I have such a great affinity for Shaw. I was just crazy about him, so it means a lot for me to play in those [centennial] concerts. It’s been an emotional year. When we first found out he was coming, everyone had to audition for him solo. We had three weeks notice, and my audition was the day after Christmas. I knew that I was playing for my job. I told my family, “Listen, Christmas has got to be on hold this year.” I was in my early 30s, and I knew this could be a life-changing event for me.

I practiced seven hours a day for three weeks straight. My appointment was at 10 a.m., and I walked in, and he was so nice and gracious. As I was uncovering my bass, he complimented the instrument and said how beautiful it was. He made me feel so at ease, I probably played better [that morning] than I’d ever played in my life. Later, when I was issued my contract, I was appointed co-principal bass. And I had just been a section player up until that point, so I was thrilled. Sixty percent of the orchestra was let go during the next three years, though, so it was a life-changing event for a lot of people.

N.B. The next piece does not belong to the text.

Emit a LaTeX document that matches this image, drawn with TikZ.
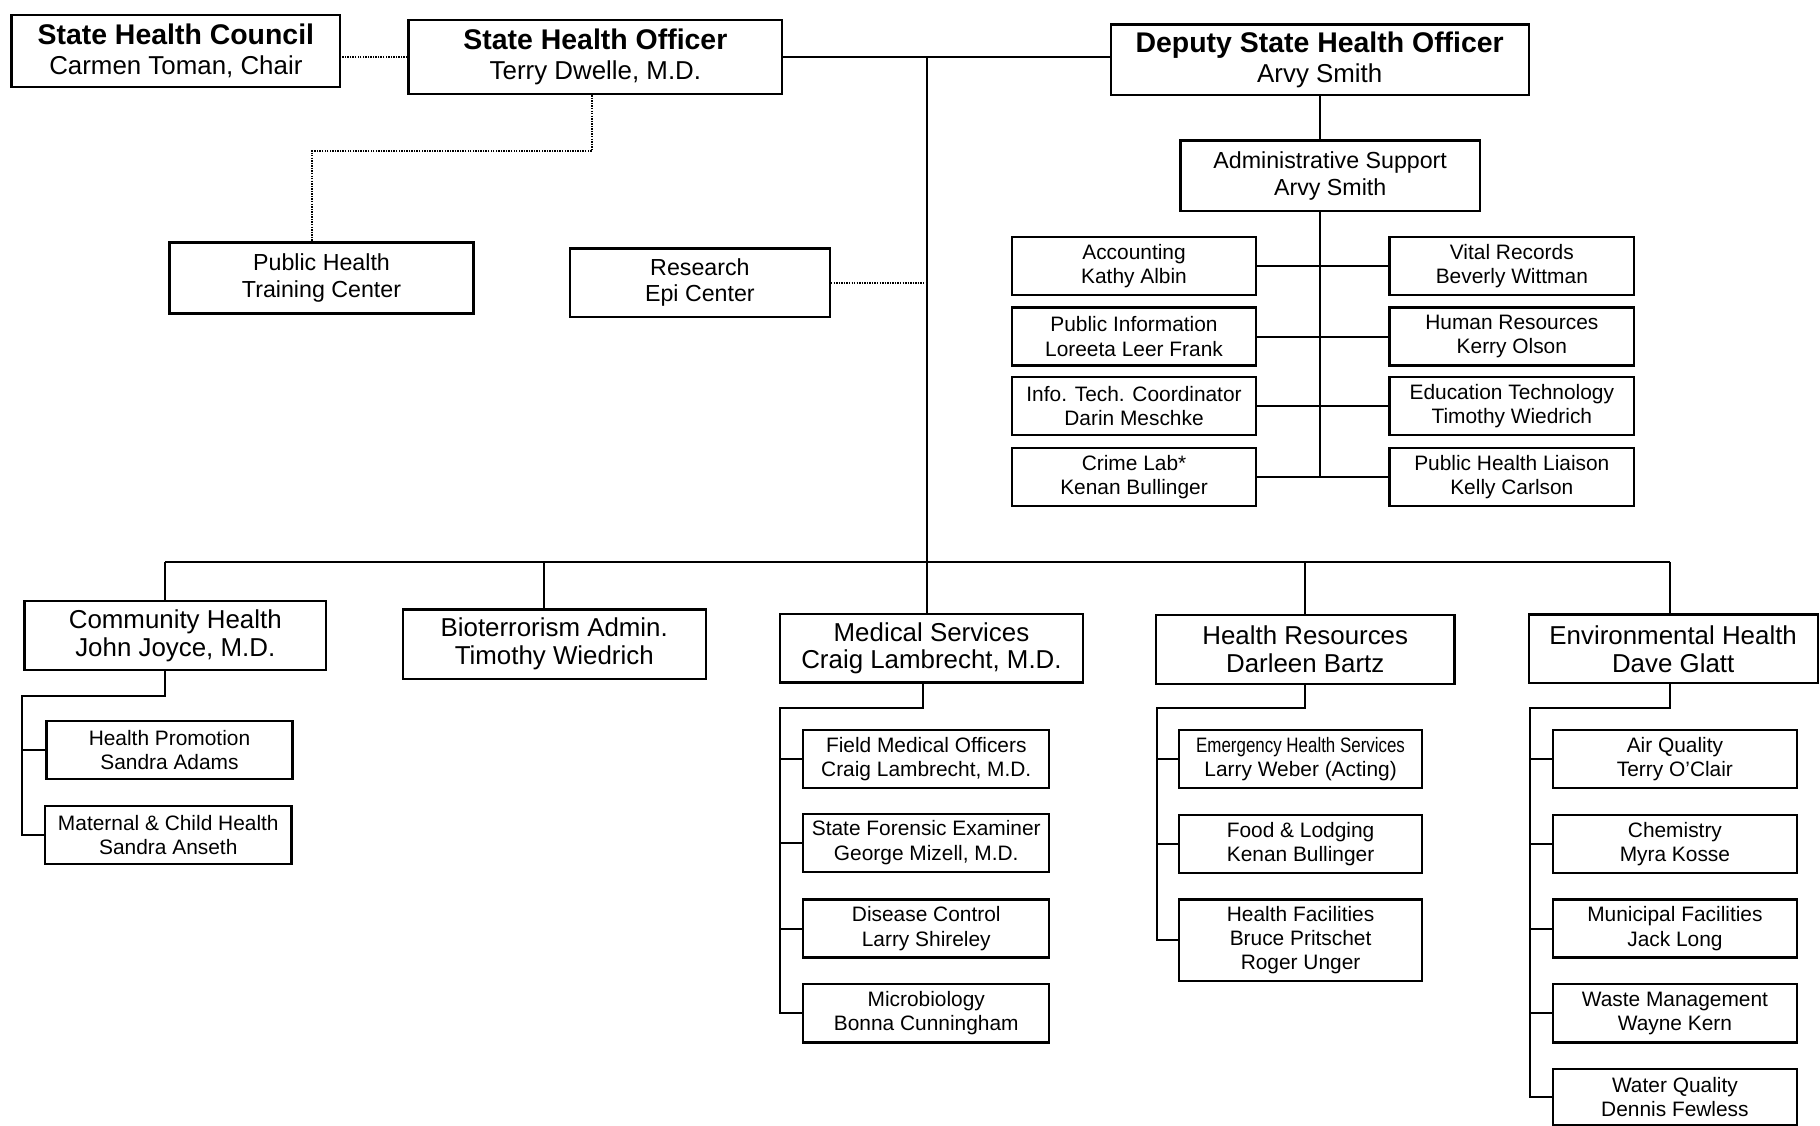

I feel like my career really started in earnest under his tenure. He wanted me to play all the chamber music, which I’d never done before. I worked so hard, and he was such a wonderful musician, that he made you want to work to please him. I hope I can play some of the works that he was so famous for, like the Brahms Requiem.

How do you feel about breaking the record this season?
Honestly, after 71 years, I’m ready to retire. But I think it’s fantastic. I was competing with this woman out in Utah, who played 70 years, 69 of them with the Utah Symphony. When I heard she was retiring, I said, “I’m going for it!”